Two systems of law emerged: formal law and plantation law. The latter was unconcerned with justice and sought instead to punish and police. Some codes incorporated protective features to prevent overly harsh mistreatment of slaves. The law made it difficult if not impossible for slaves to defend themselves in court. Most state constitutions excluded blacks from voting. Slowly the idea caught on that blackness was a sign of inherent inferiority rather than merely slave status.
The Christian Social Order: Reformulating the Master’s Ideology
Struggling to reconcile the competing ideas of common humanity and human bondage, whites looked to Christianity to validate their dominance over slaves. Masters began to see the advantages of converting slaves. Revivals had to be cast so as to avoid association with the Northern antislavery movement. The Methodists were the first evangelical sect to denounce slavery. Few sects took definite, official stances on slavery. A small antislavery movement picked up but quickly died down. Church access to courts suggested a new political role for congregations.
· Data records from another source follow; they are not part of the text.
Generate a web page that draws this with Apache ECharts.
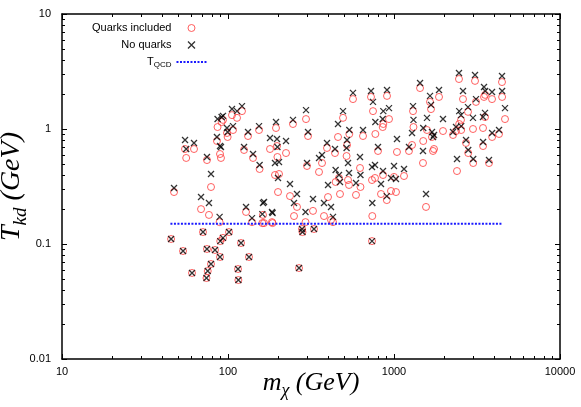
<!DOCTYPE html>
<html><head><meta charset="utf-8">
<script src="https://cdn.jsdelivr.net/npm/echarts@6/dist/echarts.min.js"></script>
<style>html,body{margin:0;padding:0;background:#fff}#c{width:581px;height:407px}</style>
</head><body><div id="c"></div>
<script>
// Dark-matter mass (GeV) for points above T_QCD
const mChi = [47.3,55.1,56,62.4,68.8,74.7,79.0,76.8,85.8,86.5,89.5,90.7,91.5,93.3,98.6,99.5,89,105.7,107.2,113.3,
121.4,124.9,132.0,128.4,139.5,141.5,153.8,155,162.5,164.8,161,179.1,184.1,185.5,194.6,197.3,198.5,191.9,202.9,200.1,
223.6,236.3,246.3,249.8,260.4,295.1,303.4,299.2,293,325.1,353.4,368.4,378.7,394.8,400.4,417.4,429.1,441.1,445,459.9,
472.8,466.3,493.0,521.2,528.4,535.8,518,538,566.2,590.3,624.0,628,650.6,726.8,747.3,737.1,768.3,772,801.0,740,
835.1,858.5,862,855,907.5,933.1,905,959.2,1028,1000,1042,1149,1231,1302,1284,1310,1435,1495,1500,1580,
1559,1648,1671,1694,1718,1742,1867,1973,2267,2363,2396,2463,2470,2533,2540,2604,2715,2791,2800,2991,
3000,3076,3119,3437,3440,3485,3534,3540,3735,3895,3900,4292,4473,4480,4663];
// T_kd (GeV) without quarks (crosses)
const tkdNoQuarks = [0.307,0.802,0.670,0.756,0.256,0.571,0.406,0.227,0.852,1.22,0.711,0.697,1.27,1.30,1.02,0.942,0.172,1.49,1.06,1.43,
1.58,0.697,0.942,0.210,0.168,0.606,1.06,0.486,0.227,0.232,0.182,0.835,0.190,0.186,1.15,0.818,0.697,0.506,0.516,0.375,
0.786,0.332,1.20,0.227,0.272,1.46,0.942,0.506,0.190,0.246,0.560,0.594,0.227,0.756,0.326,0.210,0.172,0.670,0.440,1.105,
0.346,0.398,1.43,0.802,0.506,0.414,0.684,0.98,2.06,0.339,0.571,0.398,0.98,2.14,1.72,0.467,0.486,1.15,0.697,0.227,
0.332,0.431,1.43,1.22,2.18,1.52,0.261,0.375,0.367,0.477,0.818,0.449,0.697,1.58,0.923,1.20,2.51,0.644,1.02,1.25,
0.272,1.94,1.62,0.942,0.852,0.887,2.18,1.22,0.942,1.04,0.548,3.07,1.43,1.32,1.06,2.14,0.802,1.55,0.657,1.25,
0.548,2.95,1.82,1.27,0.771,2.32,1.38,2.14,0.537,2.10,0.923,0.98,2.89,2.14,1.52];
// T_kd (GeV) with quarks included (circles)
const tkdQuarks = [0.283,0.670,0.560,0.670,0.201,0.537,0.313,0.179,0.786,1.04,0.606,0.560,1.15,1.20,0.923,0.852,0.155,1.32,0.98,1.25,
1.43,0.657,0.869,0.190,0.155,0.560,0.98,0.449,0.179,0.152,0.152,0.670,0.155,0.152,1.02,0.711,0.571,0.398,0.406,0.283,
0.618,0.261,1.105,0.175,0.210,1.22,0.869,0.477,0.155,0.194,0.423,0.506,0.175,0.684,0.256,0.162,0.155,0.618,0.346,0.852,
0.272,0.375,1.25,0.726,0.360,0.326,0.582,0.905,1.82,0.267,0.458,0.313,0.869,1.90,1.43,0.360,0.375,0.905,0.644,0.175,
0.272,0.398,1.105,1.04,1.94,1.22,0.241,0.289,0.283,0.383,0.631,0.390,0.644,1.43,0.726,1.04,2.27,0.506,0.786,0.98,
0.210,1.72,1.49,0.852,0.644,0.670,1.90,0.96,0.887,0.96,0.431,2.72,1.105,1.20,0.98,1.82,0.756,1.41,0.618,1.00,
0.506,2.62,1.72,1.02,0.711,1.90,1.27,1.98,0.506,1.82,0.852,0.905,2.56,1.90,1.22];
// Points below T_QCD (same value in both cases)
const mChiLow = [45.4,53.6,60.7,70.7,74.7,75.5,74.2,79.0,83.5,89.5,89.8,93.3,101.4,114.9,115.5,119.8,133.8,279.2,281,329.7,737.1,267.8];
const tkdLow = [0.1105,0.0869,0.0560,0.127,0.0905,0.0582,0.0506,0.0670,0.0887,0.0771,0.106,0.113,0.127,0.0606,0.0486,0.102,0.0771,0.135,0.127,0.135,0.106,0.0618];
// T_QCD line
const tqcdX = [45, 4500];
const tqcdT = 0.15;
// axis ticks
const xDecades = [10, 100, 1000];
const yDecades = [0.01, 0.1, 1];
const minorMult = [2,3,4,5,6,7,8,9];

const quarksData = mChi.map((m,i)=>[m,tkdQuarks[i]]).concat(mChiLow.map((m,i)=>[m,tkdLow[i]]));
const noQuarksData = mChi.map((m,i)=>[m,tkdNoQuarks[i]]).concat(mChiLow.map((m,i)=>[m,tkdLow[i]]));
const tqcdData = tqcdX.map(x=>[x,tqcdT]);

const chart = echarts.init(document.getElementById('c'), null, {renderer:'canvas'});
const fmt = v => String(Number((+v).toPrecision(6)));
const sans = 'Liberation Sans';
const serif = 'Liberation Serif';
const lineS = {color:'#000', width:1.5};
const tickS = {inside:true, length:5, lineStyle:{color:'#000', width:1}};

const option = {
  animation:false,
  backgroundColor:'#fff',
  grid:{left:62, right:21, top:14, bottom:48, containLabel:false, outerBoundsMode:'none'},
  legend:{
    orient:'vertical', align:'right', left:92, top:21, padding:0, itemGap:3,
    itemWidth:30, itemHeight:7,
    textStyle:{fontFamily:sans, fontSize:11, color:'#000', lineHeight:14,
      rich:{a:{fontFamily:sans, fontSize:11, lineHeight:14}, s:{fontFamily:sans, fontSize:8, lineHeight:8, verticalAlign:'bottom'}}},
    formatter: n => n === 'TQCD' ? '{a|T}{s|QCD}' : n,
    data:[
      {name:'Quarks included', itemStyle:{borderWidth:1}},
      {name:'No quarks', itemStyle:{borderWidth:1.3}},
      {name:'TQCD', itemStyle:{opacity:0}}
    ]
  },
  xAxis:[{
    type:'log', logBase:10, min:10, max:10000, position:'bottom',
    axisLine:{lineStyle:lineS}, axisTick:tickS, splitLine:{show:false},
    axisLabel:{formatter:fmt, color:'#000', fontFamily:sans, fontSize:11, margin:7},
    name:'{i|m}{s|χ}{i| (GeV)}', nameLocation:'middle', nameGap:7, nameMoveOverlap:false,
    nameTextStyle:{color:'#000', rich:{
      i:{fontFamily:serif, fontStyle:'italic', fontSize:26, lineHeight:34, color:'#000'},
      s:{fontFamily:serif, fontStyle:'italic', fontSize:18, lineHeight:18, verticalAlign:'bottom', color:'#000'}}}
  },{
    type:'log', logBase:10, min:10, max:10000, position:'top',
    axisLine:{lineStyle:lineS}, axisTick:tickS, splitLine:{show:false}, axisLabel:{show:false}
  }],
  yAxis:[{
    type:'log', logBase:10, min:0.01, max:10, position:'left',
    axisLine:{lineStyle:lineS}, axisTick:tickS, splitLine:{show:false},
    axisLabel:{formatter:fmt, color:'#000', fontFamily:sans, fontSize:11, margin:11},
    name:'{i|T}{s|kd}{i| (GeV)}', nameLocation:'middle', nameGap:32, nameMoveOverlap:false,
    nameTextStyle:{color:'#000', rich:{
      i:{fontFamily:serif, fontStyle:'italic', fontSize:28, lineHeight:36, color:'#000'},
      s:{fontFamily:serif, fontStyle:'italic', fontSize:19, lineHeight:19, verticalAlign:'bottom', color:'#000'}}}
  },{
    type:'log', logBase:10, min:0.01, max:10, position:'right',
    axisLine:{lineStyle:lineS}, axisTick:tickS, splitLine:{show:false}, axisLabel:{show:false}
  }],
  series:[{
    name:'Quarks included', type:'scatter', symbol:'circle', symbolSize:7,
    itemStyle:{color:'rgba(0,0,0,0)', borderColor:'#ff3a3a', borderWidth:1},
    data:quarksData, z:2
  },{
    name:'No quarks', type:'scatter', symbol:'path://M0,0L10,10M10,0L0,10', symbolSize:6,
    itemStyle:{color:'rgba(0,0,0,0)', borderColor:'#000', borderWidth:1.3},
    data:noQuarksData, z:3
  },{
    name:'TQCD', type:'line', symbol:'none', data:tqcdData, z:4,
    itemStyle:{opacity:0},
    lineStyle:{color:'#1a1aff', width:2, type:[2,1.5]}
  }]
};
chart.setOption(option);

// minor ticks (log positions 2..9) computed through the axis scales
const px = v => chart.convertToPixel({xAxisIndex:0}, v);
const py = v => chart.convertToPixel({yAxisIndex:0}, v);
const xL = px(10), xR = px(10000), yB = py(0.01), yT = py(10);
const g = [];
const L = (x1,y1,x2,y2) => g.push({type:'line', silent:true, z:10, shape:{x1,y1,x2,y2}, style:{stroke:'#000', lineWidth:1}});
xDecades.forEach(d => minorMult.forEach(k => {
  const x = Math.round(px(d*k)) + 0.5;
  L(x, yB, x, yB-3); L(x, yT, x, yT+3);
}));
yDecades.forEach(d => minorMult.forEach(k => {
  const y = Math.round(py(d*k)) + 0.5;
  L(xL, y, xL+3, y); L(xR, y, xR-3, y);
}));
chart.setOption({graphic:g});
</script></body></html>
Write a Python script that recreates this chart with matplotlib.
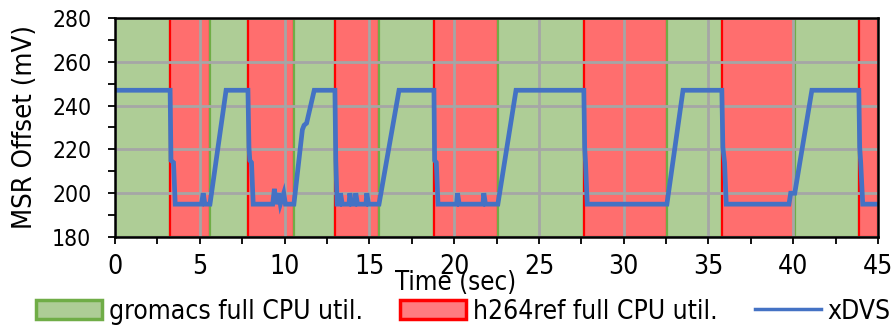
"""
Plot the MSR voltage offset chosen by xDVS while the CPU alternates
between gromacs and h264ref phases.
"""

import matplotlib
matplotlib.use('Agg')
from matplotlib import pyplot as plt
from matplotlib.patches import Patch
from matplotlib.lines import Line2D
from matplotlib.ticker import MultipleLocator


# Phase boundaries (sec)
gromacs_phases = [(0.0, 3.25), (5.6, 7.84), (10.55, 12.97), (15.57, 18.81),
                  (22.58, 27.65), (32.55, 35.79), (40.09, 43.87)]
h264ref_phases = [(3.25, 5.6), (7.84, 10.55), (12.97, 15.57), (18.81, 22.58),
                  (27.65, 32.55), (35.79, 40.09), (43.87, 45.0)]

# xDVS offset trace (sec, mV)
xdvs_time = [0, 3.25, 3.3, 3.45, 3.55, 5.1, 5.2, 5.3, 5.6, 6.55,
             7.84, 7.9, 7.95, 8.05, 8.15, 9.3, 9.4, 9.5, 9.65, 9.75, 9.95, 10.05,
             10.55, 11.05, 11.15, 11.3, 11.75,
             12.97, 13.02, 13.1, 13.25, 13.3, 13.4, 13.8, 13.85, 13.95, 14.15, 14.2,
             14.3, 14.8, 14.85, 14.95, 15.57, 16.75,
             18.81, 18.85, 18.95, 19.05, 20.15, 20.2, 20.3, 21.7, 21.75, 21.85,
             22.58, 23.65,
             27.65, 27.7, 27.75, 27.85, 32.55, 33.5,
             35.79, 35.85, 35.95, 36.05, 39.75, 39.85, 40.09, 41.1,
             43.87, 43.92, 43.98, 44.1, 45.0]
xdvs_mv = [247, 247, 215, 214, 195, 195, 200, 195, 195, 247,
           247, 221, 215, 214, 195, 195, 202, 195, 200, 195, 200, 195,
           195, 229, 231, 232, 247,
           247, 215, 195, 195, 200, 195, 195, 200, 195, 195, 200,
           195, 195, 200, 195, 195, 247,
           247, 215, 214, 195, 195, 200, 195, 195, 200, 195,
           195, 247,
           247, 221, 214, 195, 195, 247,
           247, 221, 214, 195, 195, 200, 200, 247,
           247, 221, 214, 195, 195]

GREEN_FILL = '#AECD96'
GREEN_EDGE = '#70AD47'
RED_FILL = '#FF6E6E'
RED_EDGE = '#FF0000'
BLUE = '#4472C4'

plt.rcParams['font.family'] = ['DejaVu Sans']
plt.rcParams['font.stretch'] = 'condensed'
plt.rcParams['font.size'] = 19

fig = plt.figure(figsize=(8.93, 3.3), dpi=100)
ax = fig.add_axes([0.1288, 0.2818, 0.8544, 0.6637])

# draw phases in time order so each phase's start line sits on top
phases = [(p, 'g') for p in gromacs_phases] + [(p, 'r') for p in h264ref_phases]
phases.sort(key=lambda item: item[0][0])
for (start, end), kind in phases:
    if kind == 'g':
        ax.axvspan(start, end, facecolor=GREEN_FILL, edgecolor=GREEN_EDGE, lw=1.6)
    else:
        ax.axvspan(start, end, facecolor=RED_FILL, edgecolor=RED_EDGE, lw=1.6)

ax.plot(xdvs_time, xdvs_mv, color=BLUE, lw=3.4, solid_joinstyle='miter', zorder=3)

ax.set_xlim(0, 45)
ax.set_ylim(180, 280)
ax.xaxis.set_major_locator(MultipleLocator(5))
ax.xaxis.set_minor_locator(MultipleLocator(2.5))
ax.yaxis.set_major_locator(MultipleLocator(20))
ax.yaxis.set_minor_locator(MultipleLocator(10))
ax.grid(which='major', color='#A6A6A6', lw=2.0)
ax.tick_params(which='both', direction='out', length=5, width=1.3, color='black')
ax.tick_params(axis='x', pad=7, labelsize=19)
ax.tick_params(axis='y', pad=12, labelsize=16.5)
for spine in ax.spines.values():
    spine.set_linewidth(1.8)
    spine.set_zorder(4)

ax.set_ylabel('MSR Offset (mV)', fontsize=19.7)
ax.yaxis.set_label_coords(-0.101, 0.5)
ax.set_xlabel('Time (sec)', fontsize=18.5)
ax.xaxis.set_label_coords(0.446, -0.151)

handles = [
    Patch(facecolor=GREEN_FILL, edgecolor=GREEN_EDGE, lw=2.5),
    Patch(facecolor='#FF7C80', edgecolor=RED_EDGE, lw=2.5),
    Line2D([0], [0], color=BLUE, lw=2.5),
]
labels = ['gromacs full CPU util.', 'h264ref full CPU util.', 'xDVS']
fig.legend(handles, labels, loc='center', bbox_to_anchor=(0.519, 0.055), ncol=3,
           frameon=False, handlelength=2.5, handleheight=0.75, handletextpad=0.27,
           columnspacing=1.4, borderpad=0, fontsize=19)

fig.savefig('out.png', dpi=100)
Soon Baptist speakers like Richard Furman sought to disassociate themselves for antislavery movements. Furman interpreted slavery as divinely ordained. Methodist preachers such as Reuben Ellis went great lengths to show that Methodism was not a threat to slavery. The Methodists and Baptists converted many slaves. Preachers like Furman attempted to legitimize slavery as a Christian practice and yet to insist on the humanity of slaves. Whites accepted blacks for church membership. There were even several black preachers in biracial churches. Nevertheless, blacks lacked major control over church affairs. Churches tried to inculcate values of submissiveness in slaves. For utilitarian reasons, religion served to facilitate social control and to reinforce plantation discipline. Several court cases began noting the humanity of slaves and establishing mutual obligations between slaves and masters.
The African-American Response: Black Culture within a White Context
Blacks created their own religious cultures within white Protestantism. The black Baptist church expanded. Some blacks separated from their white congregations to form their own congregation. Black itinerant preachers brought about a religious awakening. Congregations and styles differed from place to place. Gradually blacks began to prefer worshipping in black-only settings. Black Methodists were particularly successful in establishing their own churches. Afro-Christianity spread all across the South in both urban and rural settings. By the 1820s, black churches had established a unique identity based on African cultural elements blended with Christian tradition. Black congregations placed particular emphases on song and music. Death rights retained traditions passed down from Africa. Records of black churches and cemeteries tell us a lot about black adaptations of worship and Christianity. Black churches made events out of funerals. Slaves like Anthony Burns began to use Christianity to justify running away to freedom. White Baptist churches tended to punish slave thievery, but black Baptist churches defended slave thievery as compatible with natural law and divine will. Slaves maintained the African tradition of communal punishment, and the community was, according to tradition, made up of both the living and the dead. Black Baptist churches encouraged marriage, even though state law did not recognize marriages between slaves. The evangelical influence reinforced family, kinship ties, and community life. Black churches implemented education programs for, among other things, reading and writing, but it would be wrong to exaggerate the success of these and other church programs. The churches did form a collective social identity among blacks. This identity allowed blacks to challenge and grapple with the system that kept them in bondage. Sometimes blacks fused Christian theology and African tradition to forge military alliances such as those employed (and deployed) during Gabriel’s Revolt and the Vesey Plot.